The Mulholland Drive Masterpiece
Spoilers ahead! David Lynch is a master craftsman and this is his most accessible work, I think (at least of his work that I've seen). The story actually does make sense, even the nightmare behind the diner sequence (contact me, I'll explain :) - there are clues as to the true nature of the story everywhere in this opus). And over and above making sense, the story is a masterpiece! It's a deep-dive into a shattered mind. O, and Naomi Watts is so utterly brilliant in it, I have no words. The fact that she didn't get an Oscar is an absolute travesty. Thanks to Luca Maffei for this overview, which contains every spoiler in the book :: After surviving a terrible car accident along Mulholland Drive, a woman loses her memory completely. Frightened and traumatized, she takes refuge in a house belonging to an Hollywood actress where she meets a girl seeking her fortune, who tries to help her remember who she is. In the meantime, a well-known filmmaker is strong-armed by Mafia into casting their actress of choice in the leading role of his film, and a monstrous figure terrorises an unnamed man.

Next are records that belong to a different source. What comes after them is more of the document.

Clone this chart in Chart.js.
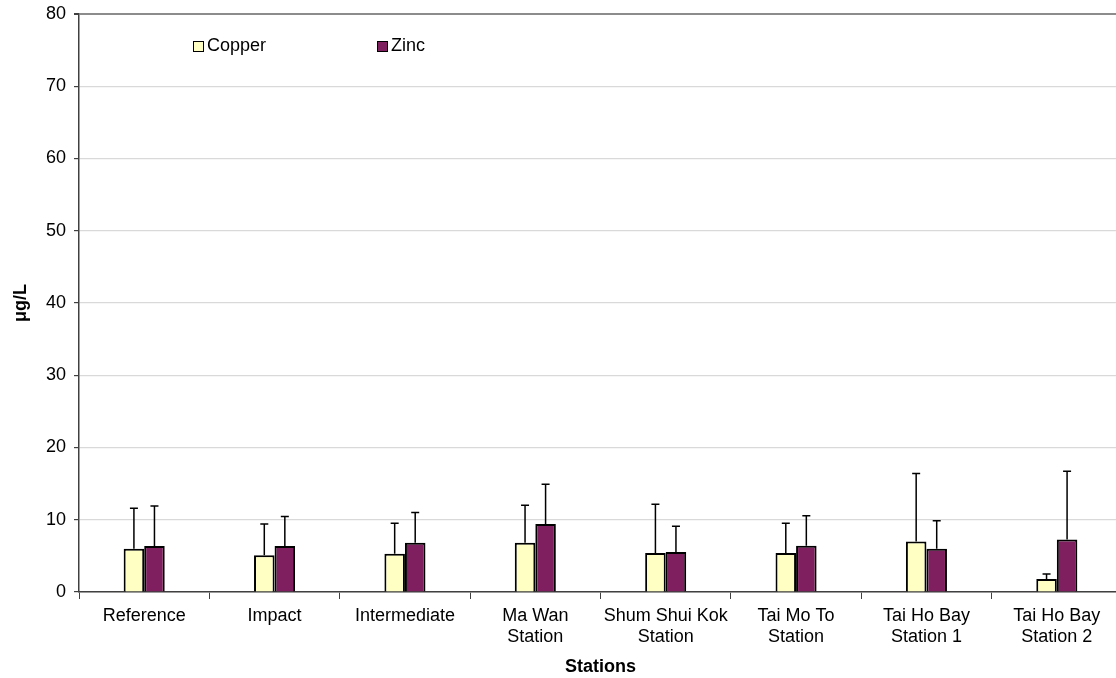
<!DOCTYPE html>
<html>
<head>
<meta charset="utf-8">
<script src="https://cdn.jsdelivr.net/npm/chart.js@4.4.1/dist/chart.umd.min.js"></script>
<style>
  html, body { margin: 0; padding: 0; overflow: hidden; background: #fff; }
  #wrap { width: 1124px; height: 678px; position: relative; }
</style>
</head>
<body>
<div id="wrap"><canvas id="metalChart"></canvas></div>
<script>
// stations (x categories)
const stations = [
  'Reference', 'Impact', 'Intermediate', ['Ma Wan', 'Station'],
  ['Shum Shui Kok', 'Station'], ['Tai Mo To', 'Station'],
  ['Tai Ho Bay', 'Station 1'], ['Tai Ho Bay', 'Station 2']
];
// mean values, ug/L
const copper = [6.0, 5.1, 5.3, 6.8, 5.4, 5.4, 7.0, 1.8];
const zinc   = [6.35, 6.35, 6.8, 9.4, 5.55, 6.4, 6.0, 7.25];
// top of the error bars
const copperErrTop = [11.6, 9.4, 9.5, 12.0, 12.15, 9.5, 16.4, 2.5];
const zincErrTop   = [11.9, 10.45, 11.0, 14.9, 9.1, 10.55, 9.85, 16.7];
const yTicks = [0, 10, 20, 30, 40, 50, 60, 70, 80];

const FONT = "'Liberation Sans', Arial, sans-serif";
const AXIS = '#404040';
const copperColor = '#ffffc4';
const zincColor = '#7f1f5f';

// error bars drawn on top of each bar, upper side only
const errorBars = {
  id: 'errorBars',
  afterDatasetsDraw(chart) {
    const ctx = chart.ctx;
    const y = chart.scales.y;
    const tops = [copperErrTop, zincErrTop];
    ctx.save();
    ctx.strokeStyle = '#000';
    ctx.lineWidth = 1.5;
    chart.data.datasets.forEach((ds, i) => {
      const meta = chart.getDatasetMeta(i);
      meta.data.forEach((bar, j) => {
        const yt = y.getPixelForValue(tops[i][j]);
        ctx.beginPath();
        ctx.moveTo(bar.x, bar.y);
        ctx.lineTo(bar.x, yt);
        ctx.moveTo(bar.x - 4, yt);
        ctx.lineTo(bar.x + 4, yt);
        ctx.stroke();
      });
    });
    ctx.restore();
  }
};

// legend inside the plot, top left
const innerLegend = {
  id: 'innerLegend',
  afterDraw(chart) {
    const ctx = chart.ctx;
    const a = chart.chartArea;
    const items = [
      { text: 'Copper', color: copperColor, dx: 114 },
      { text: 'Zinc', color: zincColor, dx: 298 }
    ];
    ctx.save();
    ctx.font = '18px ' + FONT;
    ctx.textBaseline = 'middle';
    items.forEach(it => {
      const bx = a.left + it.dx, by = a.top + 27;
      ctx.fillStyle = it.color;
      ctx.fillRect(bx, by, 10, 10);
      ctx.strokeStyle = '#000';
      ctx.lineWidth = 1;
      ctx.strokeRect(bx + 0.5, by + 0.5, 10, 10);
      ctx.fillStyle = '#000';
      ctx.fillText(it.text, bx + 14, by + 5);
    });
    ctx.restore();
  }
};

const canvasEl = document.getElementById('metalChart');
new Chart(canvasEl.getContext('2d'), {
  type: 'bar',
  data: {
    labels: stations,
    datasets: [
      { label: 'Copper', data: copper, backgroundColor: copperColor, borderColor: '#000', borderWidth: 2 },
      { label: 'Zinc', data: zinc, backgroundColor: zincColor, borderColor: '#000', borderWidth: 2 }
    ]
  },
  options: {
    responsive: true,
    maintainAspectRatio: false,
    animation: false,
    layout: { padding: { top: 14, right: 2, left: 0, bottom: 0 } },
    datasets: { bar: { categoryPercentage: 0.315, barPercentage: 1 } },
    plugins: { legend: { display: false }, tooltip: { enabled: false } },
    scales: {
      x: {
        offset: true,
        grid: { drawOnChartArea: false, tickLength: 7, tickColor: AXIS, offset: true },
        border: { color: AXIS, width: 1.5 },
        ticks: { color: '#000', font: { family: FONT, size: 18 }, padding: 6, maxRotation: 0, autoSkip: false },
        title: { display: true, text: 'Stations', color: '#000', font: { family: FONT, size: 18, weight: 'bold' }, padding: { top: 0, bottom: 0 } },
        afterFit(s) { s.height = 86; s.paddingLeft = 0; s.paddingRight = 0; }
      },
      y: {
        min: 0, max: 80,
        afterBuildTicks(s) { s.ticks = yTicks.map(v => ({ value: v })); },
        grid: {
          color: c => c.tick && c.tick.value === 80 ? '#8c8c8c' : '#d9d9d9',
          lineWidth: c => c.tick && c.tick.value === 80 ? 2 : 1.2,
          tickColor: AXIS,
          tickLength: 5
        },
        border: { color: AXIS, width: 1.5 },
        ticks: { color: '#000', font: { family: FONT, size: 18 }, padding: 8 },
        title: { display: true, text: 'μg/L', color: '#000', font: { family: FONT, size: 18, weight: 'bold' }, padding: { top: 10, bottom: 0 } },
        afterFit(s) { s.width = 79; s.paddingTop = 0; s.paddingBottom = 0; }
      }
    }
  },
  plugins: [errorBars, innerLegend]
});
</script>
</body>
</html>
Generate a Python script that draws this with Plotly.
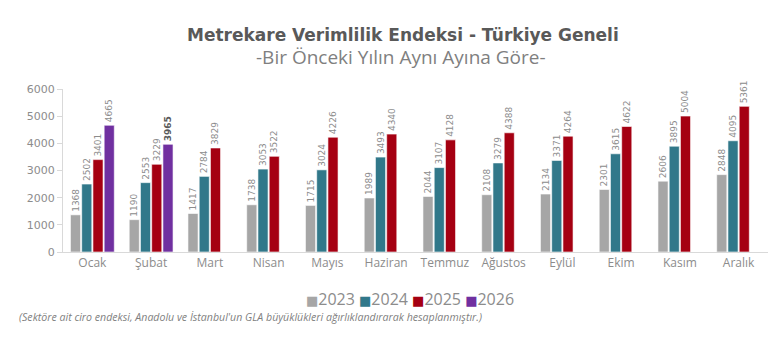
import plotly.graph_objects as go

months = ["Ocak", "Şubat", "Mart", "Nisan", "Mayıs", "Haziran", "Temmuz",
          "Ağustos", "Eylül", "Ekim", "Kasım", "Aralık"]
years = ["2023", "2024", "2025", "2026"]
v2023 = [1368, 1190, 1417, 1738, 1715, 1989, 2044, 2108, 2134, 2301, 2606, 2848]
v2024 = [2502, 2553, 2784, 3053, 3024, 3493, 3107, 3279, 3371, 3615, 3895, 4095]
v2025 = [3401, 3229, 3829, 3522, 4226, 4340, 4128, 4388, 4264, 4622, 5004, 5361]
v2026 = [4665, 3965, None, None, None, None, None, None, None, None, None, None]
series = [v2023, v2024, v2025, v2026]
colors = ["#a6a6a6", "#31788a", "#a50012", "#7030a0"]
highlight = {"2026": 1}  # index of the bold (latest) value

fig = go.Figure()
for name, vals, col in zip(years, series, colors):
    texts = []
    for i, v in enumerate(vals):
        if v is None:
            texts.append("")
        elif highlight.get(name) == i:
            texts.append(f"<b><span style='color:#595959'>{v}</span></b>")
        else:
            texts.append(str(v))
    fig.add_trace(go.Bar(
        x=months, y=vals, name=name,
        marker=dict(color=col, line=dict(color="#ffffff", width=0.6)),
        text=texts, texttemplate="%{text}", textposition="outside", textangle=-90,
        textfont=dict(family="DejaVu Sans", size=9, color="#8c8c8c"),
        constraintext="none", cliponaxis=False, showlegend=False,
        hoverinfo="x+y+name",
    ))

legend_html = " ".join(
    f"<span style='color:{c};font-family:DejaVu Sans;font-size:13px'>■</span>{y}"
    for y, c in zip(years, colors)
)

fig.update_layout(
    width=768, height=340,
    margin=dict(l=63, r=0, t=89, b=88),
    paper_bgcolor="white", plot_bgcolor="white",
    barmode="group", bargap=0.235, bargroupgap=0.1,
    font=dict(family="Open Sans", color="#8c8c8c"),
    xaxis=dict(
        showline=True, linecolor="#d9d9d9", linewidth=1,
        ticks="", tickfont=dict(family="Open Sans", size=12, color="#8c8c8c"),
        showgrid=False, zeroline=False,
    ),
    yaxis=dict(
        range=[0, 6000], dtick=1000,
        showline=True, linecolor="#d9d9d9", linewidth=1,
        ticks="outside", ticklen=5, tickcolor="#d9d9d9",
        tickfont=dict(family="DejaVu Sans", size=11, color="#8c8c8c"),
        showgrid=False, zeroline=False,
    ),
    annotations=[
        dict(text="<b>Metrekare Verimlilik Endeksi - Türkiye Geneli</b>",
             xref="paper", yref="paper", x=0.0, xshift=-63 + 403, y=1, yshift=89 - 35,
             xanchor="center", yanchor="middle", showarrow=False,
             font=dict(family="DejaVu Sans", size=17, color="#595959")),
        dict(text="-Bir Önceki Yılın Aynı Ayına Göre-",
             xref="paper", yref="paper", x=0.0, xshift=-63 + 401, y=1, yshift=89 - 57,
             xanchor="center", yanchor="middle", showarrow=False,
             font=dict(family="Open Sans", size=19, color="#7f7f7f")),
        dict(text=legend_html,
             xref="paper", yref="paper", x=0.0, xshift=-63 + 410, y=0, yshift=252 - 299,
             xanchor="center", yanchor="middle", showarrow=False,
             font=dict(family="Open Sans", size=16, color="#8c8c8c")),
        dict(text="<i>(Sektöre ait ciro endeksi, Anadolu ve İstanbul'un GLA büyüklükleri ağırlıklandırarak hesaplanmıştır.)</i>",
             xref="paper", yref="paper", x=0.0, xshift=-63 + 17, y=0, yshift=252 - 317,
             xanchor="left", yanchor="middle", showarrow=False,
             font=dict(family="Open Sans", size=10.6, color="#7f7f7f")),
    ],
)

fig.write_html("out.html")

“Hey, pretty girl, time to wake up”
It’s pretty hard to believe David Lynch has claimed he doesn’t consider himself a cinephile after all, because each movie is so beautiful and chosen with great care it can only come from a brilliant mind, deeply loving and understanding Cinema at its best. Mulholland Drive is no exception: within a filmography in which it’s almost impossible to choose movies significantly better than others – except for the unfortunate Dune – the above-mentioned movie represents the pinnacle of Lynchian poetics. The point of no return, a limit beyond which the author’s aestethics can’t go any further. It’s no coincidence that the filmmaker’s following movies, Inland Empire and Twin Peaks: The Return, would be extensions of what we have already seen in this one and other Lynch’s movies. That doesn’t necessarily mean Mulholland Drive is the best of Lynch’s, nor that his following works fail to meet expectations: it simply means this movie marks a definitive point of arrival.
A fun fact about this movie is it has started as a resounding failure: ABC agreed to produce Lynch’s television pilot for a new TV series conceived during Twin Peaks at the end of the 90s – it was firstly conceived as a spin-off from this series, as found out later – hoping to recreate what is considered the American filmmaker’s highest-grossing film nowadays.
Things went wrong because the broadcaster was not satisfied with the footage and they decided to abandon the whole project. But thanks to the French film production StudioCanal, Lynch managed to take the unreleased pilot back and he decided to get some new material – about forty minutes of new scenes – reassembling everything, turning it into a film and subsequently releasing it in theaters in 2001. The most acclaimed movie of the last twenty years has started out as a rejected television project: funny, isn’t it?
BBC was wrong to consider Mulholland Drive the best film of the 21st Century: as revolutionary as linked to classical cinema and having its roots in that Old Hollywood Lynch mentions several times (probably feeling nostalgic about), it’s actually the last great masterpiece of the 20th Century.
As Shutter Island, Mulholland Drive is a film about dissociation, but in spite of Scorsese’s main interest into assembling a great human drama within his movies, Lynch prefers to be exclusively focused on the oneiric dimension. The Trauma, the Dream, and the dream as trauma. Mulholland Drive is the greatest study of a dream – and therefore of a trauma – ever seen in theatres, which takes place on three interlacing and overlapping levels – Reality, Dream and Subconscious. As usual, this happens without any explanation being given and leaving the viewer the task of putting things in a particular order (as occurred in Lost Highway). There is no mystery to be revealed nor thriller involved, there is no peculiar human tragedy. In order to love and understand the movie, one has to necessary go with the flow and enter the dream.
Diane Selwyn (Naomi Watts) is an aspiring Hollywood star who has never managed to break into acting and she has recently ended her relationship with Camilla Rhodes (Laura Harring), a well-established actress who gives her a hand to get minor roles in several movies. After being invited to a dinner party by Camilla and riding in a limousine on Mulholland Drive, her ride is interrupted: waiting for her along the road her ex-girlfriend surprisingly arrives to walk her up to a party at Adam Kesher’s house (Justin Theroux), director of their upcoming film. Diane’s deep shock after Camilla and Adam announce their engagement during the party forces her to hire a hitman to kill the woman has betrayed her. The killer shows her a blue key: when Diane sees it again, it will mean the job has been fulfilled. Although this is a turning point, it’s not placed at the beginning of the movie, but just before the end, so everything else happening in the first two hours of Mulholland Drive is nothing but Diane’s dream and her subconscious mind struggling to deal with her love affair and guilt over the decision to have Camilla killed.